[START RECORD EXTRACTS]

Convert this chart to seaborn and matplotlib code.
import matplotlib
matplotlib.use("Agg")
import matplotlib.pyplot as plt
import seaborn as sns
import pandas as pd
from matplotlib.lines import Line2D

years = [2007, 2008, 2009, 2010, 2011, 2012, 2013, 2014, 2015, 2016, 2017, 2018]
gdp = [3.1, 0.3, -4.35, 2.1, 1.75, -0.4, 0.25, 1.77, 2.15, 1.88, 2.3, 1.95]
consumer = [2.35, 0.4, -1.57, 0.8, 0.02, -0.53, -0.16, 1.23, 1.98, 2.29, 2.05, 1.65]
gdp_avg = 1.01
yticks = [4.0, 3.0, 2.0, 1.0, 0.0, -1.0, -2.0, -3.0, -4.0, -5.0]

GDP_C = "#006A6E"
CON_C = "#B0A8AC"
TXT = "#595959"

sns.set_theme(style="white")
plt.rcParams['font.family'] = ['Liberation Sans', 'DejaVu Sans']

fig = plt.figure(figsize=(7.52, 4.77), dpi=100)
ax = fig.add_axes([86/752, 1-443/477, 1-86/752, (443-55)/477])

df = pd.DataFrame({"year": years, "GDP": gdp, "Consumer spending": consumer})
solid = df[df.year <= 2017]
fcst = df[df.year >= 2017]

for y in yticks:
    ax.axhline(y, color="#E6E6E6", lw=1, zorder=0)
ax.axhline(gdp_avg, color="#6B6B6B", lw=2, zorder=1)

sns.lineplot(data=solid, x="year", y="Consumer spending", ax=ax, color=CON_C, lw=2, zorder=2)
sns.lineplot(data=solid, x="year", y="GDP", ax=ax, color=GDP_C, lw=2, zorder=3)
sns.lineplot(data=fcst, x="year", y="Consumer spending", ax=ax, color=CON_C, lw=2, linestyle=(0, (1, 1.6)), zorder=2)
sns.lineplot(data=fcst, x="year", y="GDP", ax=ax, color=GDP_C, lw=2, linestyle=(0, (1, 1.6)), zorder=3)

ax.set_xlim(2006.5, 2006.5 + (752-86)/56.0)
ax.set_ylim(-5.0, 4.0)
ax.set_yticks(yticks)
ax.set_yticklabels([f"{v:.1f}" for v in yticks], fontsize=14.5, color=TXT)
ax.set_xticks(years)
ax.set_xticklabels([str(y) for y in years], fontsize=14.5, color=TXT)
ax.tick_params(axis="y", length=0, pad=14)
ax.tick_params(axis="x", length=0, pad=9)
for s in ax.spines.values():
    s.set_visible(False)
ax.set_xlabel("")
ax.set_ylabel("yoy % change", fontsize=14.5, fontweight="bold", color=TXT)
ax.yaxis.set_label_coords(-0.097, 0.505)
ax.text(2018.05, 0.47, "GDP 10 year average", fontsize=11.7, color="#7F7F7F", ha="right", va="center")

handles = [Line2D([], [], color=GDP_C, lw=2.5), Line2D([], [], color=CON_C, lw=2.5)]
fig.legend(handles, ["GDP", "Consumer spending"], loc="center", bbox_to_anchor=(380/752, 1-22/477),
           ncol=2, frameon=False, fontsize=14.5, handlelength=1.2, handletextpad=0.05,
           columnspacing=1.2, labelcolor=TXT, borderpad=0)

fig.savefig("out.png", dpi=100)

[END RECORD EXTRACTS]
[START RECORD EXTRACTS]

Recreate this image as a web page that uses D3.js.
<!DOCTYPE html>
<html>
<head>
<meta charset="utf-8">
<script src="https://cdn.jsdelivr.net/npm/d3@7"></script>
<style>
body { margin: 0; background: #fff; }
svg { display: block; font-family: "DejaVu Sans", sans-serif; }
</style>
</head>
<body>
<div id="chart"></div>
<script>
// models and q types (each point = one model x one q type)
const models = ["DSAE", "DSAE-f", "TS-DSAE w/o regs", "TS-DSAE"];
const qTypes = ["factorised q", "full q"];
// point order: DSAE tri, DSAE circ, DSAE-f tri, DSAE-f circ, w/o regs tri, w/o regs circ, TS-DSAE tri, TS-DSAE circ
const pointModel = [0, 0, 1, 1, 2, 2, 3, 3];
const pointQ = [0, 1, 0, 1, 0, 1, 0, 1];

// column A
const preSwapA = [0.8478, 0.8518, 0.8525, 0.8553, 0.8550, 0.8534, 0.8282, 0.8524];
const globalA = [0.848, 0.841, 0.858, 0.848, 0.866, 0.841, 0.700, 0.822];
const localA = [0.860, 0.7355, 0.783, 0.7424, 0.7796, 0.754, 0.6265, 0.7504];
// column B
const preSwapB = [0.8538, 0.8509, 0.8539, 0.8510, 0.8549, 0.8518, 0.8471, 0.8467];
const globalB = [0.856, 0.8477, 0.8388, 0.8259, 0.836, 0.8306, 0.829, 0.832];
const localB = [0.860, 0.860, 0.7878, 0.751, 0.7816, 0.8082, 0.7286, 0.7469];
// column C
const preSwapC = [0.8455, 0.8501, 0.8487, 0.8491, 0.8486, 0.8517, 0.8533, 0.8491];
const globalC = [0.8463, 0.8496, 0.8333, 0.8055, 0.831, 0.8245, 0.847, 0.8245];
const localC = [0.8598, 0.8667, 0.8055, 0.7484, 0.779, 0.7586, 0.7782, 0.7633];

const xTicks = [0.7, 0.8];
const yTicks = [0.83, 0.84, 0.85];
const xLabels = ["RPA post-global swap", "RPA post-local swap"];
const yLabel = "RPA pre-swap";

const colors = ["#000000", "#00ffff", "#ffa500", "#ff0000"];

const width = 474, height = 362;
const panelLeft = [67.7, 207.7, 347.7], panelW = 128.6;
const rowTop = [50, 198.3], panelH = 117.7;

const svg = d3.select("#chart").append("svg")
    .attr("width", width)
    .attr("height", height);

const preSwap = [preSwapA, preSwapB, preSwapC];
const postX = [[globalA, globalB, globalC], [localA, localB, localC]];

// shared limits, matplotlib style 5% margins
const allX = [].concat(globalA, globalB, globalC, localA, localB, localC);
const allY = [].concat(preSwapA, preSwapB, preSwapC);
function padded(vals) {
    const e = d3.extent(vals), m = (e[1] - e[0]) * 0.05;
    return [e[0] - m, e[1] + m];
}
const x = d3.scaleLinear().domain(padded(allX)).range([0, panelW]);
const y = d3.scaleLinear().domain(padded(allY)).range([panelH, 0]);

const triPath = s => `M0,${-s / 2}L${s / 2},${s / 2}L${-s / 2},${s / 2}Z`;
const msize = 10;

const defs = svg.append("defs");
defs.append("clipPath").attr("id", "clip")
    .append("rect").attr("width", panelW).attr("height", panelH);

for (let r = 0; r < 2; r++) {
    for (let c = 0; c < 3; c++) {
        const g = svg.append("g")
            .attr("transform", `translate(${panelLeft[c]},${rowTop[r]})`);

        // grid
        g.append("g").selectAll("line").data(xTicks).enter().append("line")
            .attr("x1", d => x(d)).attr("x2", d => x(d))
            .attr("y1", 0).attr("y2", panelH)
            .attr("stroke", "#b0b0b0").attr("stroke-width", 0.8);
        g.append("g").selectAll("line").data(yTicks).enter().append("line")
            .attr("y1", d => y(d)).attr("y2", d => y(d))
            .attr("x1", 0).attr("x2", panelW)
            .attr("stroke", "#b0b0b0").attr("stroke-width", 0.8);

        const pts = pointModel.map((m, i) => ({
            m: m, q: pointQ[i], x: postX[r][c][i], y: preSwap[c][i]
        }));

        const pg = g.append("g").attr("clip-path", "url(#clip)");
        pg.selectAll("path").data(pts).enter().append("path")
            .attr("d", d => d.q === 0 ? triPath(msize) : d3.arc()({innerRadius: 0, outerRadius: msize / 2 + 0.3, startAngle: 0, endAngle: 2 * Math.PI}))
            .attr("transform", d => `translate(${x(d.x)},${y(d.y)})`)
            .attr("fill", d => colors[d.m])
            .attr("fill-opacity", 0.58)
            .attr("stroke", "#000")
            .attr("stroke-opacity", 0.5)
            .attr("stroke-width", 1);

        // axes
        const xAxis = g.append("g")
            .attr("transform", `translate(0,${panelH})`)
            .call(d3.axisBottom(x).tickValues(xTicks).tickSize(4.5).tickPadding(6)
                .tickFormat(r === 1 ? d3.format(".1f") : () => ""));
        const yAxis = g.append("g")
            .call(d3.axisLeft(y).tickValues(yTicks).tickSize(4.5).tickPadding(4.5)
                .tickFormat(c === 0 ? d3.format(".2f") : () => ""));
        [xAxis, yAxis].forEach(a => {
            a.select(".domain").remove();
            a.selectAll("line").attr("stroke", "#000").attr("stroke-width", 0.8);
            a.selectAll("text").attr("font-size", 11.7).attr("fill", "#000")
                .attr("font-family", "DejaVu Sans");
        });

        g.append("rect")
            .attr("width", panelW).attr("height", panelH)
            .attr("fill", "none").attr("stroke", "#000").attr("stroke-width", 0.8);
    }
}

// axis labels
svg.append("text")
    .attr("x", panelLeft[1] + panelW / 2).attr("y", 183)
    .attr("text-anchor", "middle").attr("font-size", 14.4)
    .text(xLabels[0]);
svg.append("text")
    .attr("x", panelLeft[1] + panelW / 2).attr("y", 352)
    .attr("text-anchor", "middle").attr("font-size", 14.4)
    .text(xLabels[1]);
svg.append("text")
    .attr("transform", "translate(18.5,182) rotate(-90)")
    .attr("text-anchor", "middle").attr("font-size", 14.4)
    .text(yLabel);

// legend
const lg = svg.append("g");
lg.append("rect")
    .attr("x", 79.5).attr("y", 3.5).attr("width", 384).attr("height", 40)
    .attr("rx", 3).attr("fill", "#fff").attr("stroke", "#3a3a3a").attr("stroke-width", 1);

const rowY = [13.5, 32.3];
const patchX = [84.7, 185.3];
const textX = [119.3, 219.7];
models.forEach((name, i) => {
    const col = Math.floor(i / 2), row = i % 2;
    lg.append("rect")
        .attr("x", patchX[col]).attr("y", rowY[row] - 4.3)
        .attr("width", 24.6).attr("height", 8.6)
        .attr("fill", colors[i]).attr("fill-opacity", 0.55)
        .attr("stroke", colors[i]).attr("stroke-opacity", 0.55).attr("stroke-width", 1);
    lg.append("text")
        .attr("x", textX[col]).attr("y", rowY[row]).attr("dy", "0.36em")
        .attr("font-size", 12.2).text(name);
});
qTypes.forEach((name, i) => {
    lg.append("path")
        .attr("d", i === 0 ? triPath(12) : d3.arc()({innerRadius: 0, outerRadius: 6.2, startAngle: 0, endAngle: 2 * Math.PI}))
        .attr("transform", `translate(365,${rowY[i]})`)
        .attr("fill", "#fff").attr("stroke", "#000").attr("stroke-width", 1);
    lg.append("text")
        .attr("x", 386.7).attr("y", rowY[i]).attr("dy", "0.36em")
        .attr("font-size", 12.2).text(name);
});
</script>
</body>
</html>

[END RECORD EXTRACTS]

__WHAT TO WORK ON__
What do the lines above say from the one containing "Recreate this image" down to the one containing "const pointQ = [0, 1, 0, 1, 0, 1, 0, 1];"? Return them exactly, both end lines included, and only them.

__COMPLETED EXERCISE__
Recreate this image as a web page that uses D3.js.
<!DOCTYPE html>
<html>
<head>
<meta charset="utf-8">
<script src="https://cdn.jsdelivr.net/npm/d3@7"></script>
<style>
body { margin: 0; background: #fff; }
svg { display: block; font-family: "DejaVu Sans", sans-serif; }
</style>
</head>
<body>
<div id="chart"></div>
<script>
// models and q types (each point = one model x one q type)
const models = ["DSAE", "DSAE-f", "TS-DSAE w/o regs", "TS-DSAE"];
const qTypes = ["factorised q", "full q"];
// point order: DSAE tri, DSAE circ, DSAE-f tri, DSAE-f circ, w/o regs tri, w/o regs circ, TS-DSAE tri, TS-DSAE circ
const pointModel = [0, 0, 1, 1, 2, 2, 3, 3];
const pointQ = [0, 1, 0, 1, 0, 1, 0, 1];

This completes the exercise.